The data:
┄┄┄┄┄┄
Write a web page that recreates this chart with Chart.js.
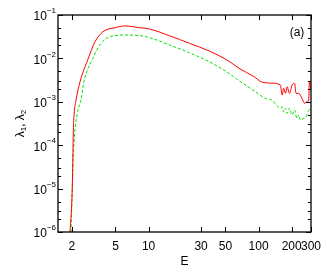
<!DOCTYPE html>
<html>
<head>
<meta charset="utf-8">
<script src="https://cdn.jsdelivr.net/npm/chart.js@4"></script>
<style>
  body { margin: 0; background: #fff; }
  #wrap { width: 327px; height: 273px; }
</style>
</head>
<body>
<div id="wrap"><canvas id="myChart"></canvas></div>
<script>
// lambda_1 (red, solid)
const e1 = [1.93, 2.02, 2.07, 2.10, 2.19, 2.38, 2.83, 3.25, 3.84, 4.95, 6.07, 8.28, 10.2, 15.5, 23.5, 35.6, 53.9, 66.5, 90.8, 107, 129, 158, 164, 169, 176, 182, 191, 202, 213, 219, 232, 248, 263, 275, 286, 290, 300];
const lambda1 = [1e-6, 9.3e-6, 2.2e-4, 5e-4, 1.1e-3, 2.9e-3, 1.0e-2, 2.4e-2, 4.1e-2, 5.1e-2, 5.6e-2, 5.1e-2, 4.75e-2, 3.33e-2, 2.23e-2, 1.48e-2, 8.6e-3, 5.9e-3, 3.8e-3, 2.86e-3, 2.7e-3, 2.44e-3, 1.43e-3, 2.05e-3, 1.57e-3, 2.23e-3, 1.57e-3, 2.44e-3, 2.67e-3, 1.57e-3, 1.57e-3, 1.2e-3, 9.2e-4, 1.0e-3, 1.1e-3, 2.9e-3, 2.0e-3];

// lambda_2 (green, dashed)
const e2 = [1.97, 2.08, 2.25, 2.43, 2.58, 3.11, 3.60, 4.44, 6.28, 8.28, 10.2, 15.5, 23.5, 35.6, 53.9, 66.5, 87, 116, 132, 158, 164, 169, 176, 182, 191, 202, 213, 223, 232, 240, 257, 270, 282, 298];
const lambda2 = [1e-6, 7.8e-5, 5.4e-4, 1.1e-3, 2.9e-3, 1.0e-2, 2.04e-2, 3.16e-2, 3.46e-2, 3.33e-2, 3.0e-2, 2.04e-2, 1.35e-2, 8.4e-3, 4.5e-3, 3.06e-3, 1.94e-3, 1.2e-3, 1.1e-3, 7.2e-4, 7.7e-4, 5.9e-4, 7.1e-4, 5.4e-4, 7.1e-4, 5.0e-4, 6.5e-4, 4.17e-4, 5.0e-4, 3.8e-4, 4.17e-4, 4.5e-4, 5.9e-4, 7.2e-4];

const xTicks = [2, 5, 10, 30, 50, 100, 200, 300];
const yTickExps = [-6, -5, -4, -3, -2, -1];
const yMinor = [2, 3, 5];

const pts = (xs, ys) => xs.map((x, i) => ({ x: x, y: ys[i] }));
const FONT = '"Liberation Sans", Arial, sans-serif';

// frame, ticks and labels drawn from the chart's own scales
const axesPlugin = {
  id: 'gnuAxes',
  afterDatasetsDraw(chart) {
    const c = chart.ctx, a = chart.chartArea;
    const xs = chart.scales.x, ys = chart.scales.y;
    c.save();
    c.strokeStyle = '#000';
    c.lineWidth = 1;
    c.beginPath();
    xTicks.forEach(v => {
      const px = Math.round(xs.getPixelForValue(v)) + 0.5;
      c.moveTo(px, a.bottom); c.lineTo(px, a.bottom - 5);
      c.moveTo(px, a.top); c.lineTo(px, a.top + 5);
    });
    yTickExps.forEach(e => {
      const py = Math.round(ys.getPixelForValue(Math.pow(10, e))) + 0.5;
      c.moveTo(a.left, py); c.lineTo(a.left + 5, py);
      c.moveTo(a.right, py); c.lineTo(a.right - 5, py);
      if (e < -1) {
        yMinor.forEach(m => {
          const my = Math.round(ys.getPixelForValue(m * Math.pow(10, e))) + 0.5;
          c.moveTo(a.left, my); c.lineTo(a.left + 3, my);
          c.moveTo(a.right, my); c.lineTo(a.right - 3, my);
        });
      }
    });
    c.stroke();
    c.lineWidth = 1.3;
    c.strokeRect(a.left, a.top, a.right - a.left, a.bottom - a.top);

    c.fillStyle = '#000';
    // x tick labels
    c.font = '12px ' + FONT;
    c.textAlign = 'center';
    c.textBaseline = 'middle';
    xTicks.forEach(v => c.fillText(String(v), xs.getPixelForValue(v), a.bottom + 15));
    // y tick labels 10^n
    yTickExps.forEach(e => {
      const py = ys.getPixelForValue(Math.pow(10, e));
      c.font = '8px ' + FONT;
      const ex = String(e).replace('-', '\u2212');
      const w = c.measureText(ex).width;
      c.textAlign = 'right';
      c.fillText(ex, a.left - 2, py - 4);
      c.font = '12px ' + FONT;
      c.fillText('10', a.left - 2 - w, py + 2);
    });
    // axis titles
    c.font = '12px ' + FONT;
    c.textAlign = 'center';
    c.fillText('E', (a.left + a.right) / 2, 262);
    c.fillText('(a)', 297, 33);

    c.translate(21, (a.top + a.bottom) / 2);
    c.rotate(-Math.PI / 2);
    const parts = [['\u03bb', 12, 0], ['1', 8, 3], [', ', 12, 0], ['\u03bb', 12, 0], ['2', 8, 3]];
    let total = 0;
    parts.forEach(p => { c.font = p[1] + 'px ' + FONT; total += c.measureText(p[0]).width; });
    let cx = -total / 2;
    c.textAlign = 'left';
    parts.forEach(p => {
      c.font = p[1] + 'px ' + FONT;
      c.fillText(p[0], cx, p[2]);
      cx += c.measureText(p[0]).width;
    });
    c.restore();
  }
};

new Chart(document.getElementById('myChart'), {
  type: 'line',
  data: {
    datasets: [{
      label: 'lambda1',
      data: pts(e1, lambda1),
      borderColor: 'rgb(255, 0, 0)',
      borderWidth: 1,
      pointRadius: 0,
      cubicInterpolationMode: 'monotone'
    }, {
      label: 'lambda2',
      data: pts(e2, lambda2),
      borderColor: 'rgb(0, 225, 0)',
      borderWidth: 1,
      borderDash: [3, 2],
      pointRadius: 0,
      cubicInterpolationMode: 'monotone'
    }]
  },
  options: {
    responsive: true,
    maintainAspectRatio: false,
    animation: false,
    layout: { padding: { left: 58, right: 16, top: 15, bottom: 41 } },
    plugins: { legend: { display: false }, tooltip: { enabled: false } },
    scales: {
      x: { type: 'logarithmic', min: 1.5, max: 300, display: false },
      y: { type: 'logarithmic', min: 1e-6, max: 1e-1, display: false }
    }
  },
  plugins: [axesPlugin]
});
</script>
</body>
</html>
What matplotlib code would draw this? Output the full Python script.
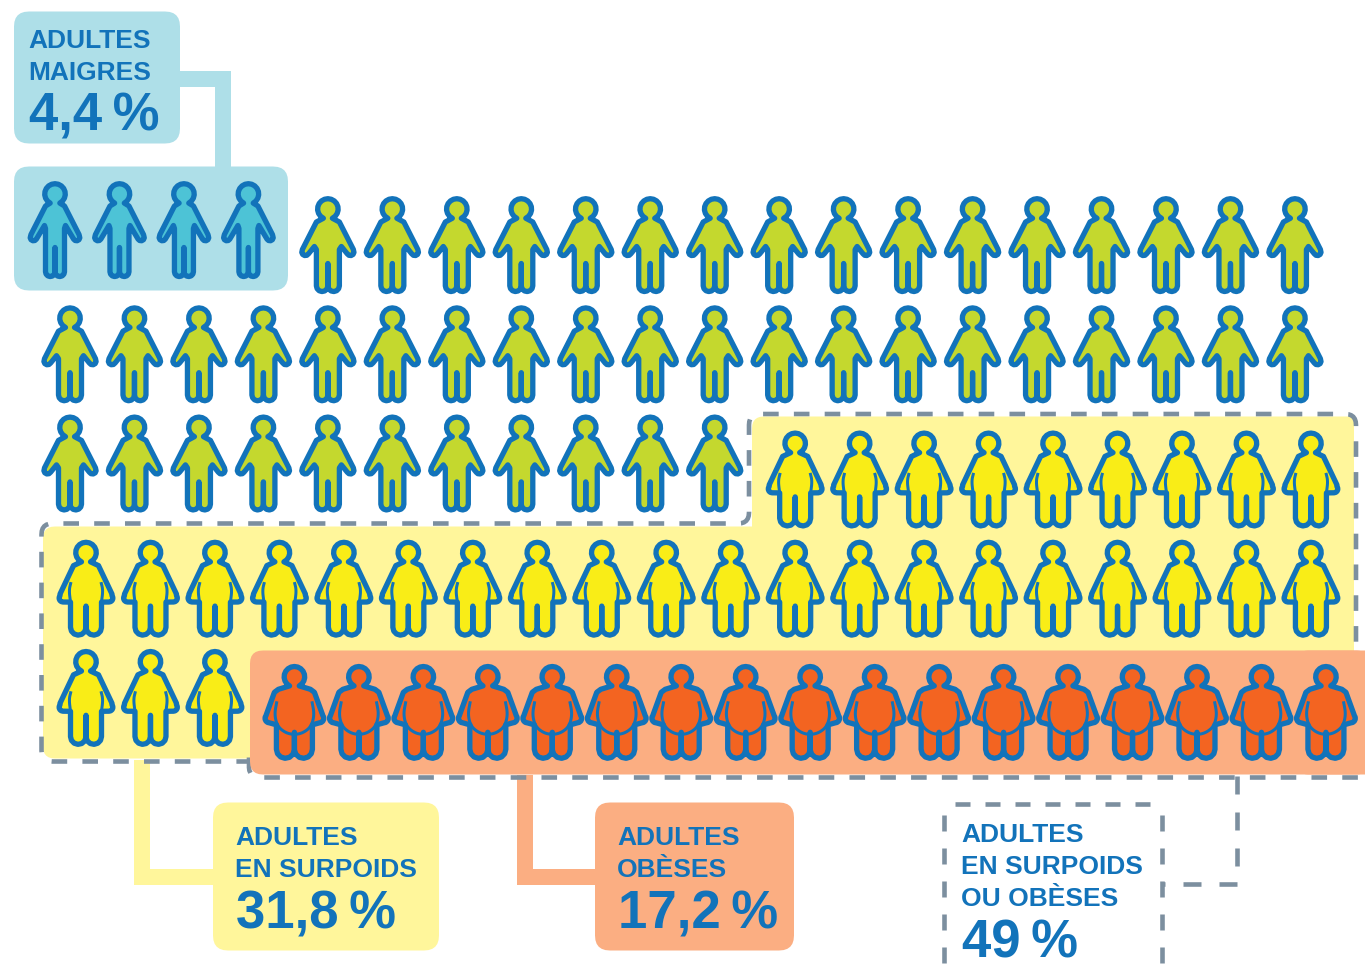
#!/usr/bin/env python3
"""Pictogram: 100 adults by weight class, one icon per percent (rounded)."""

import numpy as np
import matplotlib
matplotlib.use('Agg')
import matplotlib.pyplot as plt
from matplotlib.path import Path
from matplotlib.patches import PathPatch, Polygon

plt.rcParams['font.family'] = ['Liberation Sans', 'DejaVu Sans']

# === Data ===
categories = ['maigres', 'normaux', 'surpoids', 'obeses']
icon_counts = [4, 47, 32, 17]

label_maigres = ['ADULTES', 'MAIGRES']
label_surpoids = ['ADULTES', 'EN SURPOIDS']
label_obeses = ['ADULTES', 'OBÈSES']
label_cumul = ['ADULTES', 'EN SURPOIDS', 'OU OBÈSES']
pct_maigres = '4,4\u2009%'
pct_surpoids = '31,8\u2009%'
pct_obeses = '17,2\u2009%'
pct_cumul = '49\u2009%'

# === Style ===
PX = 72 / 100  # one pixel in points at dpi=100
BLUE = '#1273BA'
GREY = '#7C8F9F'
FILL = {'maigres': '#4DC3D6', 'normaux': '#C4D82E', 'surpoids': '#F9ED17', 'obeses': '#F36421'}
BG_MAIGRES = '#AEDFE8'
BG_SURPOIDS = '#FFF69B'
BG_OBESES = '#FBAE82'
PER_ROW = 20
STEP_X, STEP_Y = 64.47, 109.2
ORIGIN_X, ORIGIN_Y = 55, 182
SHIFT = {'maigres': 0, 'normaux': 15, 'surpoids': 31, 'obeses': 46}
DASH_LW = 4.6


def arc(cx, cy, r, a0, a1, n=9):
    a = np.radians(np.linspace(a0, a1, n))
    return [(cx + r * np.cos(t), cy + r * np.sin(t)) for t in a]


def rounded_path(pts, r, closed=False):
    """Polyline with sampled quadratic corners, r is one radius or one per point."""
    pts = np.asarray(pts, dtype=float)
    n = len(pts)
    rs = np.full(n, r, dtype=float) if np.isscalar(r) else np.asarray(r, dtype=float)
    out = [] if closed else [pts[0]]
    for i in (range(n) if closed else range(1, n - 1)):
        p, a, b = pts[i], pts[i - 1], pts[(i + 1) % n]
        da, db = np.linalg.norm(a - p), np.linalg.norm(b - p)
        c0 = p + (a - p) / da * min(rs[i], da / 2)
        c1 = p + (b - p) / db * min(rs[i], db / 2)
        for t in np.linspace(0, 1, 7):
            out.append((1 - t) ** 2 * c0 + 2 * t * (1 - t) * p + t ** 2 * c1)
    if closed:
        out.append(out[0])
    else:
        out.append(pts[-1])
    return Path(np.array(out), closed=closed)


def mirrored(half):
    # half runs from the top of the head to the crotch, both on x=0
    return half + [(-x, y) for x, y in reversed(half[1:-1])]


# Right half of each silhouette, pixels from the top centre of the icon
SHAPES = {
    'maigres': mirrored(
        arc(0, 12.5, 10.3, -90, 62)
        + [(9.5, 24.5), (24, 53)]
        + arc(21.5, 56, 3.3, -30, 150, 6)
        + [(10.5, 44), (9.5, 47), (9.5, 90.3)]
        + arc(4.75, 90.3, 4.75, 0, 175, 7)
        + [(0, 66)]),
    'normaux': mirrored(
        arc(0, 12.5, 10.3, -90, 64)
        + [(11.5, 25.5), (25.5, 53)]
        + arc(22.5, 55.5, 3.6, -30, 150, 6)
        + [(13.5, 50), (11.5, 53), (11.5, 89.3)]
        + arc(5.75, 89.3, 5.75, 0, 175, 7)
        + [(0, 67)]),
    'surpoids': mirrored(
        arc(0, 12.5, 10.3, -90, 64)
        + [(12.5, 25.5), (26, 54)]
        + arc(23, 58, 3.9, -40, 90, 6)
        + [(15.5, 62), (15.5, 87.3)]
        + arc(7.75, 87.3, 7.75, 0, 175, 7)
        + [(0, 66)]),
    'obeses': mirrored(
        arc(0, 12.5, 10.3, -90, 62)
        + [(16, 25), (20, 28), (28, 50)]
        + arc(24.8, 54, 4.6, -40, 90, 6)
        + [(18, 60.5), (18, 85)]
        + arc(9, 85, 9, 0, 175, 7)
        + [(0, 68)]),
}
# Inner lines (belly against arm)
BELLY = {
    'maigres': [],
    'normaux': [],
    'surpoids': [[(15, 42), (17, 50), (15.5, 62)], [(-15, 42), (-17, 50), (-15.5, 62)]],
    'obeses': [[(17.5, 37), (20, 50), (17, 62), (9, 68.5), (0, 70.5),
                (-9, 68.5), (-17, 62), (-20, 50), (-17.5, 37)]],
}


def draw_icon(ax, kind, x, y):
    verts = np.array(SHAPES[kind]) + [x, y]
    ax.add_patch(Polygon(verts, closed=True, facecolor=FILL[kind], edgecolor=BLUE,
                         linewidth=5.3 * PX, joinstyle='round', zorder=5))
    for line in BELLY[kind]:
        path = rounded_path(np.array(line) + [x, y], 7)
        ax.add_patch(PathPatch(path, facecolor='none', edgecolor=BLUE,
                               linewidth=3 * PX, capstyle='butt', zorder=6))


def box(ax, x0, y0, x1, y1, color, r=15, zorder=3):
    pts = [(x0, y0), (x1, y0), (x1, y1), (x0, y1)]
    ax.add_patch(PathPatch(rounded_path(pts, r, closed=True), facecolor=color,
                           edgecolor='none', zorder=zorder))


def connector(ax, xs, ys, color):
    ax.plot(xs, ys, color=color, linewidth=16 * PX, solid_joinstyle='miter',
            solid_capstyle='butt', zorder=2)


def dashed(ax, pts, r=0, on=15.6, off=15.2, start=0):
    # on, off and start in pixels, the patch scales its pattern by the line width
    style = (start / DASH_LW, (on / DASH_LW, off / DASH_LW))
    ax.add_patch(PathPatch(rounded_path(pts, r), facecolor='none', edgecolor=GREY,
                           linewidth=DASH_LW * PX, linestyle=style, capstyle='butt', zorder=2.5))


def caption(ax, x, baselines, lines, pct):
    for y, s in zip(baselines, lines):
        ax.text(x, y, s, color=BLUE, fontsize=19, fontweight='bold', va='baseline', ha='left', zorder=7)
    ax.text(x + 1, baselines[-1] + 51, pct, color=BLUE, fontsize=38, fontweight='bold',
            va='baseline', ha='left', zorder=7)


def main():
    fig = plt.figure(figsize=(13.65, 9.7), dpi=100)
    ax = fig.add_axes([0, 0, 1, 1])
    ax.set_xlim(0, 1365)
    ax.set_ylim(969.5, -0.5)
    ax.axis('off')

    # Backgrounds and outlines
    box(ax, 14, 167, 288, 291, BG_MAIGRES)
    box(ax, 14, 12, 180, 144, BG_MAIGRES)
    connector(ax, [180, 223, 223], [79, 79, 170], BG_MAIGRES)

    surpoids_pts = [(43, 527), (752, 527), (752, 417), (1354, 417), (1354, 759), (43, 759)]
    ax.add_patch(PathPatch(rounded_path(surpoids_pts, [12, 0, 12, 1, 1, 12], closed=True),
                           facecolor=BG_SURPOIDS, edgecolor='none', zorder=1))
    dashed(ax, [(252, 762), (41.5, 762), (41.5, 524), (749, 524), (749, 414.5),
                (1356, 414.5), (1356, 655)], r=11)
    dashed(ax, [(249, 758), (249, 778), (1365, 778)], r=14)
    box(ax, 250, 651, 1380, 775, BG_OBESES, r=13)
    box(ax, 1300, 651, 1365, 775, BG_OBESES, r=8)

    connector(ax, [142, 142, 216], [760, 877, 877], BG_SURPOIDS)
    box(ax, 213, 803, 439, 951, BG_SURPOIDS)
    connector(ax, [525, 525, 598], [775, 877, 877], BG_OBESES)
    box(ax, 595, 803, 794, 951, BG_OBESES)

    # Box of the cumulated class, each side starts on its own dash
    dashed(ax, [(943.5, 963), (943.5, 812)], on=16, off=17)
    dashed(ax, [(1161.5, 963), (1161.5, 812)], on=16, off=17)
    dashed(ax, [(955, 804.5), (1150, 804.5)], on=15, off=15)
    dashed(ax, [(1237, 776), (1237, 884), (1162, 884)], on=18, off=18)

    # One icon per percent, filled row by row
    kinds = [k for k, c in zip(categories, icon_counts) for _ in range(c)]
    for i, kind in enumerate(kinds):
        row, col = divmod(i, PER_ROW)
        x = ORIGIN_X + SHIFT[kind] + col * STEP_X
        y = ORIGIN_Y + SHIFT[kind] + row * STEP_Y
        draw_icon(ax, kind, x, y)

    caption(ax, 28, [47, 79], label_maigres, pct_maigres)
    caption(ax, 235, [845, 877], label_surpoids, pct_surpoids)
    caption(ax, 617, [845, 877], label_obeses, pct_obeses)
    caption(ax, 961, [842, 874, 906], label_cumul, pct_cumul)

    fig.savefig('out.png', dpi=100, facecolor='white')


if __name__ == "__main__":
    main()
┄┄┄┄┄┄
Exercise directions: Word for word, retype the lines in the entries above that run from the one with "What matplotlib code" through the one with "100 adults by". Both ends count; pictures do not.

Result of this task:
What matplotlib code would draw this? Output the full Python script.
#!/usr/bin/env python3
"""Pictogram: 100 adults by weight class, one icon per percent (rounded)."""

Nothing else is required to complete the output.